Data entries:

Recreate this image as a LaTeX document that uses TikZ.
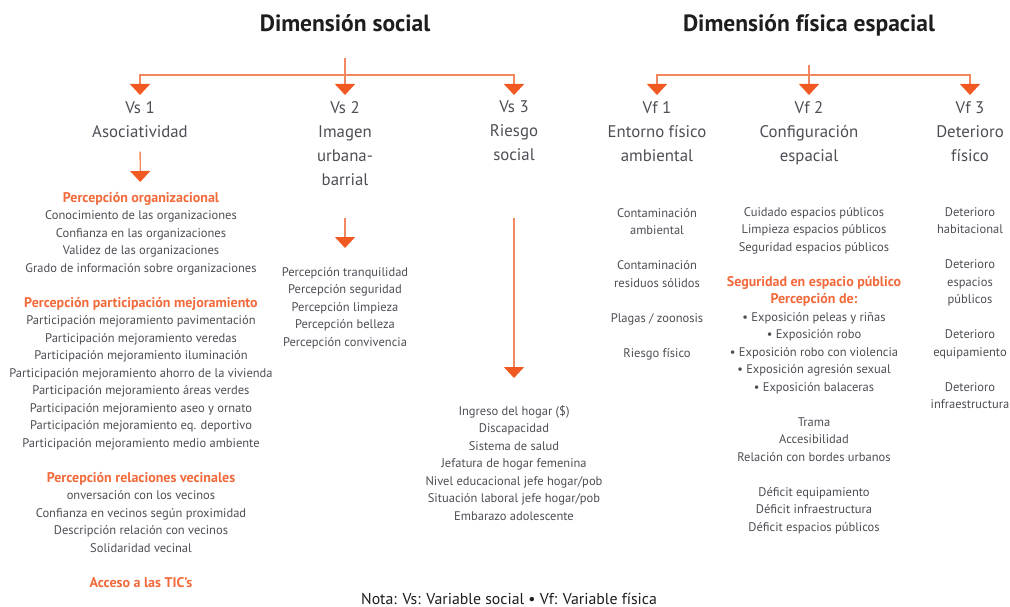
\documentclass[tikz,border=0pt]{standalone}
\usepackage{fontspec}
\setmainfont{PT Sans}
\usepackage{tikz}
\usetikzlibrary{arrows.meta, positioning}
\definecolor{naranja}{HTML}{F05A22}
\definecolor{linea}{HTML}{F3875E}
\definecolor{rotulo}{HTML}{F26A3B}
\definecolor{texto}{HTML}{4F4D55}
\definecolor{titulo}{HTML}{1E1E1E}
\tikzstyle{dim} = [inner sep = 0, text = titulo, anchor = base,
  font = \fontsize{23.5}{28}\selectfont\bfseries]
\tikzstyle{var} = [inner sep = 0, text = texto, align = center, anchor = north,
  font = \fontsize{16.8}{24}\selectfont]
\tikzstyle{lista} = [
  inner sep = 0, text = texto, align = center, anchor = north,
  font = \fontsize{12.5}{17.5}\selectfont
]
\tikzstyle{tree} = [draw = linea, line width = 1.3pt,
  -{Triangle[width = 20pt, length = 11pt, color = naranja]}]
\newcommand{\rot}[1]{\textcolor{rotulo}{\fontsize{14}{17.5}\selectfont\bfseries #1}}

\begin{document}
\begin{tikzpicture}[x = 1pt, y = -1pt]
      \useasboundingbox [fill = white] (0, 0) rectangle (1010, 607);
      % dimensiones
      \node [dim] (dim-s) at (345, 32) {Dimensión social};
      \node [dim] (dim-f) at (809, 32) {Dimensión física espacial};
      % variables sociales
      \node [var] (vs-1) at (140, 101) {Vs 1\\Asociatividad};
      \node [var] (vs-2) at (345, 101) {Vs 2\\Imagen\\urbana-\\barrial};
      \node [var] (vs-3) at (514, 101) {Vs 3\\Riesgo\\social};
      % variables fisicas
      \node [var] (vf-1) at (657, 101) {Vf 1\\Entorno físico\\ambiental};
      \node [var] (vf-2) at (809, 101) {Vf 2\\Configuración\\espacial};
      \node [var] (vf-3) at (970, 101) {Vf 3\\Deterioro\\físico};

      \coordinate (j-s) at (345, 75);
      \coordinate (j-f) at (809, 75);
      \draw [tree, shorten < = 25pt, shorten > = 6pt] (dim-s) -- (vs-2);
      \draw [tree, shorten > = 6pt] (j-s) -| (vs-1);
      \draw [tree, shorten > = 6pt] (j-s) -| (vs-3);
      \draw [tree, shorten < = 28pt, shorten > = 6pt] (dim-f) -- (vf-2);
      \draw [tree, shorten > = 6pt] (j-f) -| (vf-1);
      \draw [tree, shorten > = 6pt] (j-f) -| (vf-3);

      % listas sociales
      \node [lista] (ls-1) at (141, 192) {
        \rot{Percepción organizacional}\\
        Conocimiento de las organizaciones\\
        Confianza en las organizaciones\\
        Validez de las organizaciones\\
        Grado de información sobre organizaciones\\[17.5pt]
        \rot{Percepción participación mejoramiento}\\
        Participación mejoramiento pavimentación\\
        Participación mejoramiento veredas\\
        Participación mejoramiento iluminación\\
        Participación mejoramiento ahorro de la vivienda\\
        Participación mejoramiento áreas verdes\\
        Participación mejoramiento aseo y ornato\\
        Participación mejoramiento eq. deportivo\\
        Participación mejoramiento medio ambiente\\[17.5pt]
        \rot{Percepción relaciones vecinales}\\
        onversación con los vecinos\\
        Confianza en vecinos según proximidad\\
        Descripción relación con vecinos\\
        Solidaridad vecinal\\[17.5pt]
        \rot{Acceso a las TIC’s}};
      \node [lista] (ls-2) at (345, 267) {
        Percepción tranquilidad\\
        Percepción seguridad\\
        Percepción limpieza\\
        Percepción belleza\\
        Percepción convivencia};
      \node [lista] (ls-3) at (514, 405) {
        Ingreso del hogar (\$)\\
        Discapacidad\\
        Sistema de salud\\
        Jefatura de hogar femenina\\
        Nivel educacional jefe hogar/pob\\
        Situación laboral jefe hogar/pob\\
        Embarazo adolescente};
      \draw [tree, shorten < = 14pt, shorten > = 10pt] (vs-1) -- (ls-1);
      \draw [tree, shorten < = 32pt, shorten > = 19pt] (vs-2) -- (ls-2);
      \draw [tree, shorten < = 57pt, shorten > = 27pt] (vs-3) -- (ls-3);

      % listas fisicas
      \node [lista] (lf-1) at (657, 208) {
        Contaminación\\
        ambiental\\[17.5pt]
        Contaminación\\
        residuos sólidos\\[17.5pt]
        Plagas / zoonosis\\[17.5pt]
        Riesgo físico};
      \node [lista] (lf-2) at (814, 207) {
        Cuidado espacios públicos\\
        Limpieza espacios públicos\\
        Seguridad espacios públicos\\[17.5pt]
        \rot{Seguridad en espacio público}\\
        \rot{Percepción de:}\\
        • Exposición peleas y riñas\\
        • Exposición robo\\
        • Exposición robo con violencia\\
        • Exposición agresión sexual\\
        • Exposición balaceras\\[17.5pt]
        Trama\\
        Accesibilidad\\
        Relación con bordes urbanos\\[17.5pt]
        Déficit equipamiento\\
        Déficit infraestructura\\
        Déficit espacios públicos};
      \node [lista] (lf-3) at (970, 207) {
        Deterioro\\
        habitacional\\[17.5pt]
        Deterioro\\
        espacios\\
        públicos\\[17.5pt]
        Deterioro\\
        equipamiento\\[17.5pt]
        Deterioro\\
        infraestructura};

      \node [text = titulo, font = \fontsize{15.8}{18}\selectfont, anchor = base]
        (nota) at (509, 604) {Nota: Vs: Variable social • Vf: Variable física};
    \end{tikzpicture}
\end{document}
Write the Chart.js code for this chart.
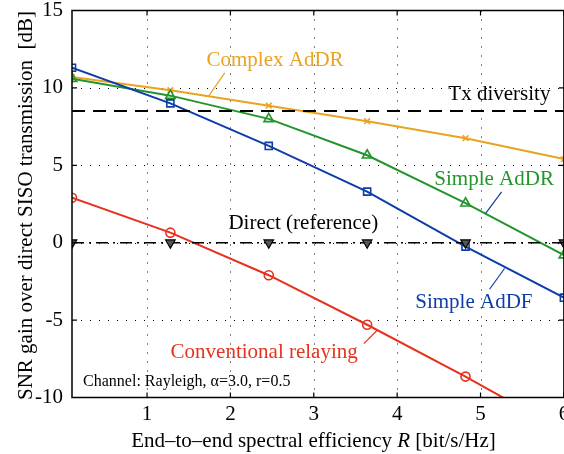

[Set exercise] Wherever a line in the data above holds "this", copy that line.

[Solution to the exercise]
Recreate this image as a LaTeX document that uses TikZ.
Write the Chart.js code for this chart.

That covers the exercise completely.